Yesterday I stood beneath an apple tree, and was awed by the abundance of attractive apples which I could just touch and pick! I’ve had similar experiences with cherry, peach, pear, plum, and quince trees, not to mention blueberry, currant and gooseberry bushes (in Pennsylvania), grapevines, and rows of cranberries, rhubarb, and strawberries. Such varied – and beautiful -abundance of creation – gifts right there for me, my husband, daughters, and grandchildren to pick and enjoy!
As we bring our harvest into our kitchen, I consider which recipe to make, sorting through recipes from family, friends – and books. As I decide, I evoke that person or author, and silently give thanks for the recipe which means so much to me.
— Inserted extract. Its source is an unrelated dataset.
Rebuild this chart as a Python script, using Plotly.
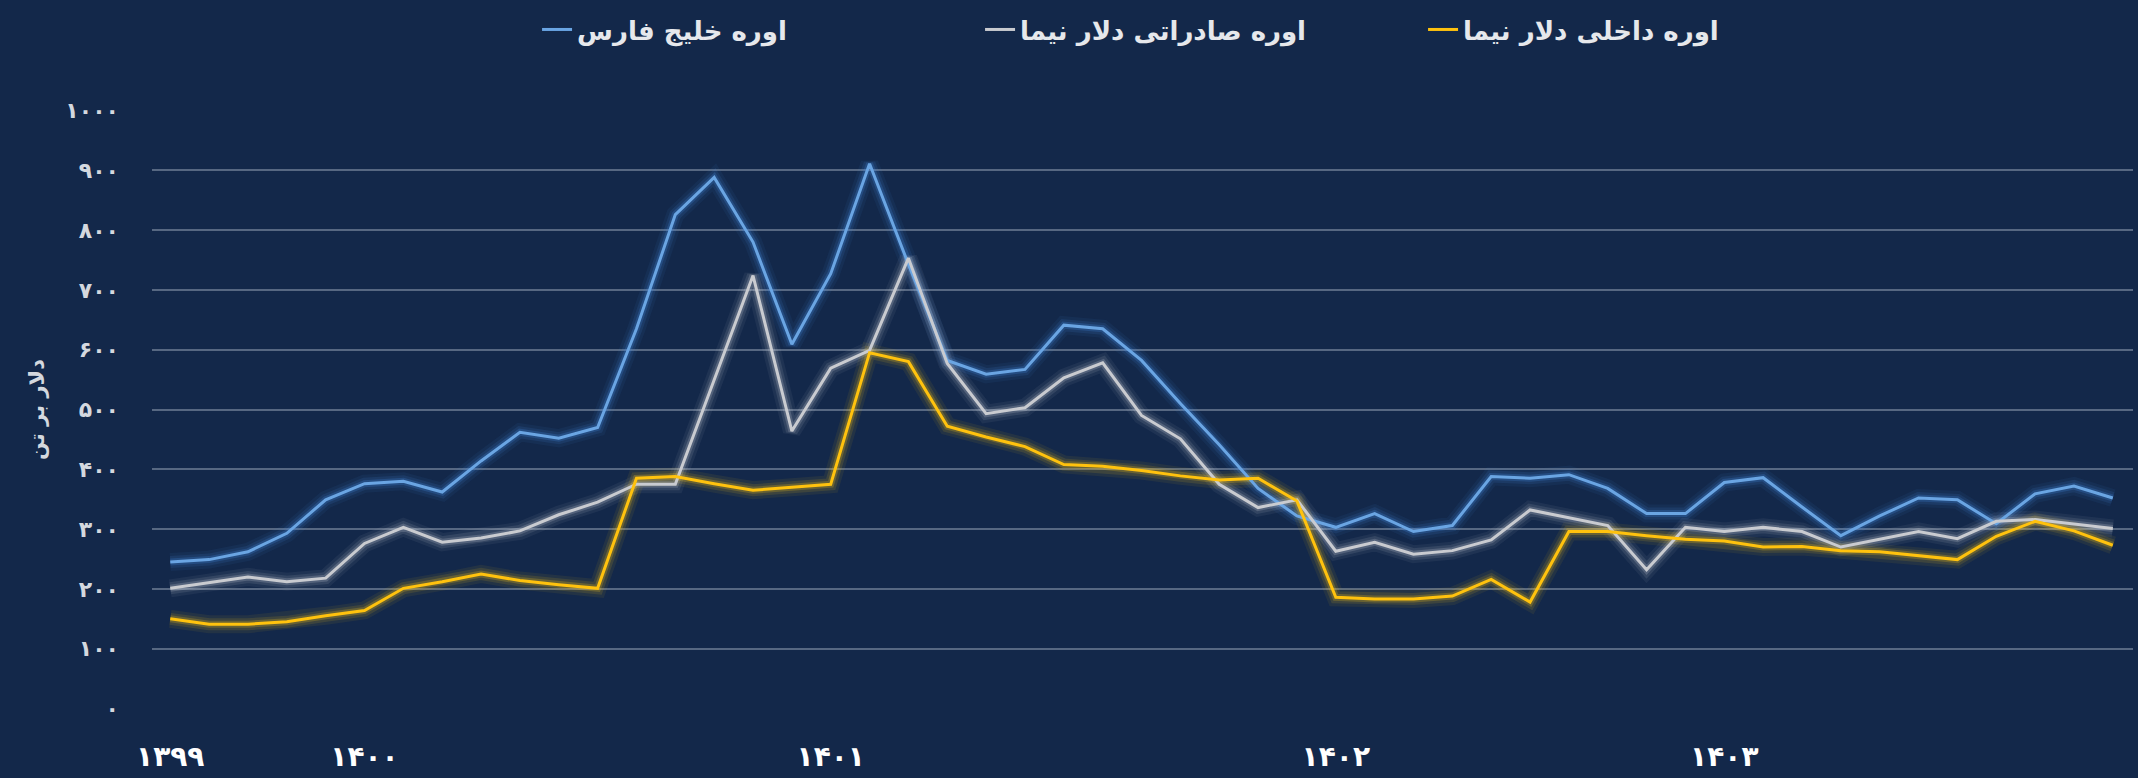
import plotly.graph_objects as go

# ---- data ----
persian_gulf = [245, 249, 262, 293, 349, 376, 380, 362, 414, 462, 452,
                470, 635, 826, 888, 780, 609, 727, 911, 743, 582,
                559, 567, 641, 635, 582, 510, 441, 368, 322, 303,
                326, 296, 306, 388, 385, 391, 368, 326, 326, 378,
                386, 337, 289, 322, 352, 349, 309, 359, 372, 352]
export_nima = [201, 211, 220, 212, 218, 276, 303, 278, 285, 297, 324,
               345, 375, 375, 549, 724, 464, 569, 599, 753, 577,
               493, 503, 553, 578, 490, 451, 375, 336, 349, 263,
               278, 258, 264, 282, 332, 319, 306, 232, 303, 296,
               303, 296, 270, 283, 296, 284, 313, 316, 309, 301]
domestic_nima = [150, 141, 141, 145, 155, 164, 201, 212, 225, 214, 207,
                 201, 385, 388, 376, 365, 370, 375, 595, 580, 472,
                 454, 438, 408, 405, 398, 389, 382, 385, 347, 186,
                 183, 183, 188, 216, 178, 296, 296, 289, 283, 280,
                 270, 271, 264, 262, 255, 249, 288, 313, 297, 273]

series_names = ["اوره خلیج فارس", "اوره صادراتی دلار نیما", "اوره داخلی دلار نیما"]
series_colors = ["#6aa5e3", "#c9cbd0", "#ffc20e"]
glow_colors = ["rgba(70,140,230,{a})", "rgba(200,205,215,{a})", "rgba(255,200,20,{a})"]

year_positions = [0, 5, 17, 30, 40]
year_labels = ["۱۳۹۹", "۱۴۰۰", "۱۴۰۱", "۱۴۰۲", "۱۴۰۳"]

y_tick_values = [0, 100, 200, 300, 400, 500, 600, 700, 800, 900, 1000]
y_tick_labels = ["۰", "۱۰۰", "۲۰۰", "۳۰۰", "۴۰۰", "۵۰۰", "۶۰۰", "۷۰۰", "۸۰۰", "۹۰۰", "۱۰۰۰"]

y_title = "دلار بر تن"

x = list(range(len(persian_gulf)))
all_series = [persian_gulf, export_nima, domestic_nima]

fig = go.Figure()

# glow layers
for vals, gc in zip(all_series, glow_colors):
    for w, a in [(18, 0.07), (12, 0.12), (7, 0.22)]:
        fig.add_trace(go.Scatter(x=x, y=vals, mode="lines",
                                 line=dict(color=gc.format(a=a), width=w),
                                 showlegend=False, hoverinfo="skip"))

# main lines
for vals, name, col in zip(all_series, series_names, series_colors):
    fig.add_trace(go.Scatter(x=x, y=vals, mode="lines", name=name,
                             line=dict(color=col, width=3)))

bg = "#13284a"
fig.update_layout(
    width=2138, height=778,
    paper_bgcolor=bg, plot_bgcolor=bg,
    margin=dict(l=152, r=5, t=110, b=67),
    font=dict(family="DejaVu Sans", color="#d9dde4"),
    legend=dict(orientation="h", xref="container", yref="container",
                x=0.562, y=0.962, xanchor="center", yanchor="middle",
                font=dict(size=26, color="#e6e8ec", family="DejaVu Sans", weight="bold"),
                bgcolor="rgba(0,0,0,0)", entrywidth=398, entrywidthmode="pixels"),
    showlegend=True,
)
fig.update_xaxes(range=[-0.47, 50.52], tickvals=year_positions, ticktext=year_labels,
                 showgrid=False, zeroline=False, showline=False, ticks="",
                 tickfont=dict(size=28, color="#ffffff", family="DejaVu Sans", weight="bold"),
                 ticklabelstandoff=28)
fig.update_yaxes(range=[-0.8, 1000.8], tickvals=y_tick_values, ticktext=y_tick_labels,
                 showgrid=True, gridcolor="rgba(170,182,200,0.45)", gridwidth=1.5,
                 zeroline=False, showline=False, ticks="",
                 tickfont=dict(size=22, color="#d4d8df", family="DejaVu Sans", weight="bold"),
                 ticklabelstandoff=32,
                 title=dict(text=y_title, font=dict(size=21, color="#d4d8df", weight="bold"),
                            standoff=14))

fig.write_html("out.html", config={"displayModeBar": False})

with open("out.html", "r", encoding="utf-8") as f:
    html = f.read()
html = html.replace("<head>", "<head><style>html,body{margin:0;padding:0;background:%s;overflow:hidden;}</style>" % bg, 1)
with open("out.html", "w", encoding="utf-8") as f:
    f.write(html)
I also pick the jars I will use: quilted crystal/jelly/antique jars, and baby food or condiment jars I have acquired over the years. If I use antique jars, I remember with love my grandmother and mother who gave them to me.
Then my husband and/or I prepare the fruit. Just cutting into the fruit and seeing the beauty of its fresh interior is a remarkable experience. As I gather the ingredients which we have bought for a particular recipe – fruit (e.g. pineapple), liquor, nuts, sugar/honey, and pectin (if needed) – I wonder if the people (refugees? immigrants? migrant workers?) who grew, harvested and/or prepared the ingredients have been well-treated. I hold them in prayer – as well as their/our government(s).
The exciting part follows: mixing the ingredients in a large pot and bringing them to a boil. This requires vigilant awareness – literally living in the present moment – stirring often to avoid anything sticking to the bottom of the pot. If the recipe has no pectin, the ingredients must cook/simmer longer, until the liquid begins to jell. Trusting that the jelling point has been reached is crucial. And, during all this cooking, the fragrance is intense and mouthwatering!
Ladling the preserves into the jars can be a bit challenging, depending on the diameter of the jar. Cleaning off the jars is often when I get the first real taste of the jam…and a sense of joyful union: taste, touch, smell, sight, and sound (my husband’s “Mmmm…”).
To seal the jams, I use the old-fashioned method of pouring paraffin over their tops, or I freeze them (if the recipe was no-cook). Then I make labels with different colored inks, and store the jams in my precious antique jelly cupboard – until the occasion arises to share them with family and friends. I love to see their responses as they read the labels, and am filled with gratitude!